**Task to carry out:** Print the material below exactly as it stands, please, from its first line to the line holding "values = [1, 1, 2, 21, 11]", with no pictures.

**Materials provided:**
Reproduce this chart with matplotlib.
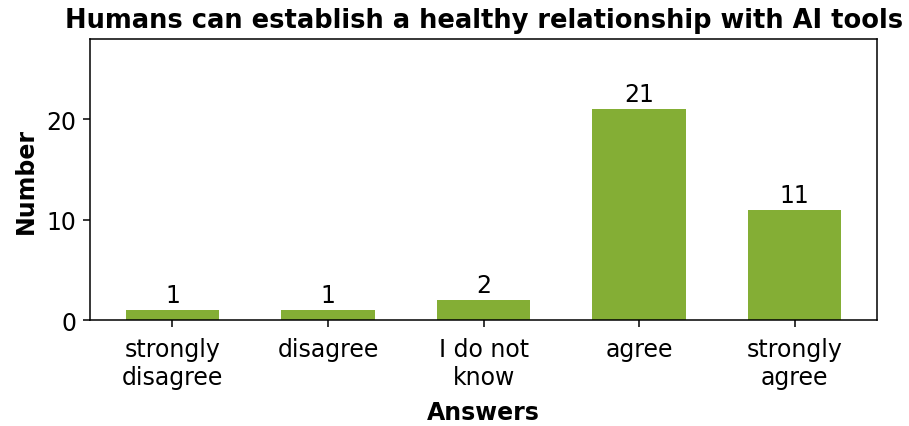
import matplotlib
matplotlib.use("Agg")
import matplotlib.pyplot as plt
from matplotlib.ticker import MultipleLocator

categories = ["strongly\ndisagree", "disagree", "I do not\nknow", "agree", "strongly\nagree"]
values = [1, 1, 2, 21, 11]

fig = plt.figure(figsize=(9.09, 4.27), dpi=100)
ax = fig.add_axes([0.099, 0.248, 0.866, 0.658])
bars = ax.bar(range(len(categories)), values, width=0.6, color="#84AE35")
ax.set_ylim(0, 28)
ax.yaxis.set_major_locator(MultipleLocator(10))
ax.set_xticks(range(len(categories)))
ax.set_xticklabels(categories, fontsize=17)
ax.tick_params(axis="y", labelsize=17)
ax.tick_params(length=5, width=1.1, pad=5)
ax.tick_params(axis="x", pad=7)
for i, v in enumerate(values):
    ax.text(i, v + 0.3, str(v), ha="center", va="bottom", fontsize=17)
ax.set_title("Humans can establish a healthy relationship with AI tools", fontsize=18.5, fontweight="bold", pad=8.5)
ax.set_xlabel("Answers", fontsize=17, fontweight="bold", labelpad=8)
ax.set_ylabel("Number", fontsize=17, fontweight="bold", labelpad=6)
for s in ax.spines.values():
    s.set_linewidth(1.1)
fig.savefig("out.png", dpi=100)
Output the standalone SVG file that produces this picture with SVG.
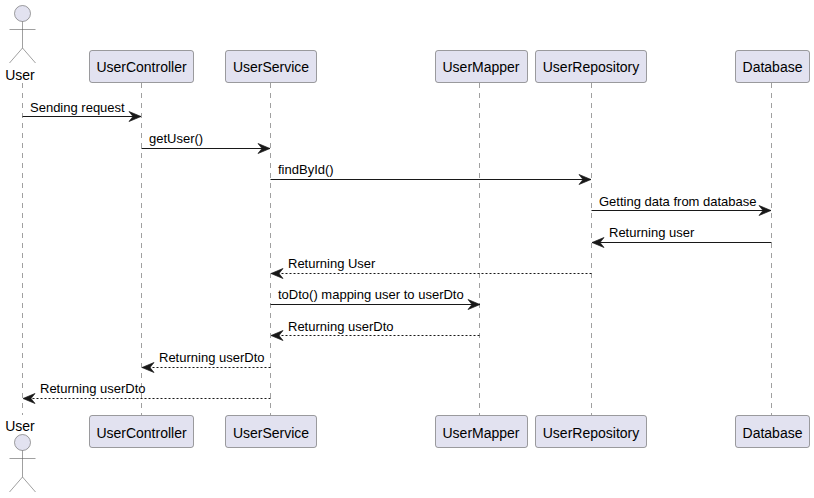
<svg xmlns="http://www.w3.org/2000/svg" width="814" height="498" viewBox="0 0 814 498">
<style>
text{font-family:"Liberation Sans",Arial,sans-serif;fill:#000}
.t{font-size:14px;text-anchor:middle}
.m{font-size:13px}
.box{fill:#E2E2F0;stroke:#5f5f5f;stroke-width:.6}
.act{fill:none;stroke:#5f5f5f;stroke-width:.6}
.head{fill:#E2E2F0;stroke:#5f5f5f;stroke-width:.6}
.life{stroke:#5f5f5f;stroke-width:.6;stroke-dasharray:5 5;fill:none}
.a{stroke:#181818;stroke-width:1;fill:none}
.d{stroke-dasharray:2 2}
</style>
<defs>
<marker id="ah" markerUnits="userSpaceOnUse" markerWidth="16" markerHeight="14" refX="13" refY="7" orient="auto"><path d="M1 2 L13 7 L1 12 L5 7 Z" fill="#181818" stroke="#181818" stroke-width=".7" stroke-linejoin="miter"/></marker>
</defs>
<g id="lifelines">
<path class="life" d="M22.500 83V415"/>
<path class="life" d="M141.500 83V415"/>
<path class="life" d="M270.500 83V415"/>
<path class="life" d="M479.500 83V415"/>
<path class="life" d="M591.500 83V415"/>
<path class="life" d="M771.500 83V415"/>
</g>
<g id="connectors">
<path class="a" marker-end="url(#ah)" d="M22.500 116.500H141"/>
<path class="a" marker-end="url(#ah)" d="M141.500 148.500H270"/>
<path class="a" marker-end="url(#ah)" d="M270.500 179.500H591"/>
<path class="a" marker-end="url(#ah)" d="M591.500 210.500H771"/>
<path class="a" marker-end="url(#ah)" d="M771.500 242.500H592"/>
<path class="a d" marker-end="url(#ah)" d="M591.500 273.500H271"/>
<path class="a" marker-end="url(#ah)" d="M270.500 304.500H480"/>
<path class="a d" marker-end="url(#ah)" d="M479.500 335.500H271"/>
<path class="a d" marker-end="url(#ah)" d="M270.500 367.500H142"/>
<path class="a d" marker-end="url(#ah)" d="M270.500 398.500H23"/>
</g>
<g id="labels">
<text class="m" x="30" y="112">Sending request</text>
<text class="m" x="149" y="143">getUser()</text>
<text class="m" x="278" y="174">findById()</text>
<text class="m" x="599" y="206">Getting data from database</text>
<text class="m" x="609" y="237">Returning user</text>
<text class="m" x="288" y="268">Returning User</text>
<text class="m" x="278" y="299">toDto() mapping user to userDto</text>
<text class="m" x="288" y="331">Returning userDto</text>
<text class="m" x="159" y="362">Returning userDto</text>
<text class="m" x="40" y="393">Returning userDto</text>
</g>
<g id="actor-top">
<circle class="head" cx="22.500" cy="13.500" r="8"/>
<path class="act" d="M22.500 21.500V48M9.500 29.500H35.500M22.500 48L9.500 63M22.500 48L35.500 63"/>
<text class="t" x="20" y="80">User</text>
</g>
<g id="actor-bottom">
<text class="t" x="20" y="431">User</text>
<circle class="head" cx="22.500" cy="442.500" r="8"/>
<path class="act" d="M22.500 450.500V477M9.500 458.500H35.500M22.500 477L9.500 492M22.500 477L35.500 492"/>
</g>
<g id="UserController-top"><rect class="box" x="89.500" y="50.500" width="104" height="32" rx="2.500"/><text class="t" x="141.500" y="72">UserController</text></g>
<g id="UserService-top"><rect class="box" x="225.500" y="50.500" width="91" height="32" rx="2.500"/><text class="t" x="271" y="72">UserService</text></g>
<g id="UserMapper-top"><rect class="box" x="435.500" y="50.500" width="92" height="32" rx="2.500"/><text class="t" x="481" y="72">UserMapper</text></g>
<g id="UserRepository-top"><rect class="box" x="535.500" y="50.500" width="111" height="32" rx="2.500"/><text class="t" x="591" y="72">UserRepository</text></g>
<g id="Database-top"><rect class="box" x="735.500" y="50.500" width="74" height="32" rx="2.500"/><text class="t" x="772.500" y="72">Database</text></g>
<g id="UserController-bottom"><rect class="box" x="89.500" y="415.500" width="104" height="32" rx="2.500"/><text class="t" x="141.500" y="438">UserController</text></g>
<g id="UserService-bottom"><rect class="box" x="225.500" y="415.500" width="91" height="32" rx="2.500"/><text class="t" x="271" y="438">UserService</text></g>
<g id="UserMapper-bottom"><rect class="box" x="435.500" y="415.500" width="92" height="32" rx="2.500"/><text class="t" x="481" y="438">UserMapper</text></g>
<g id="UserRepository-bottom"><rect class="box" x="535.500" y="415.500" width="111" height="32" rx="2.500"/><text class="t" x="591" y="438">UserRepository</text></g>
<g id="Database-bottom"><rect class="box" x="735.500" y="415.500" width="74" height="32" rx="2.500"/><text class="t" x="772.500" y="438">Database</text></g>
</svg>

**Final answer:**
Reproduce this chart with matplotlib.
import matplotlib
matplotlib.use("Agg")
import matplotlib.pyplot as plt
from matplotlib.ticker import MultipleLocator

categories = ["strongly\ndisagree", "disagree", "I do not\nknow", "agree", "strongly\nagree"]
values = [1, 1, 2, 21, 11]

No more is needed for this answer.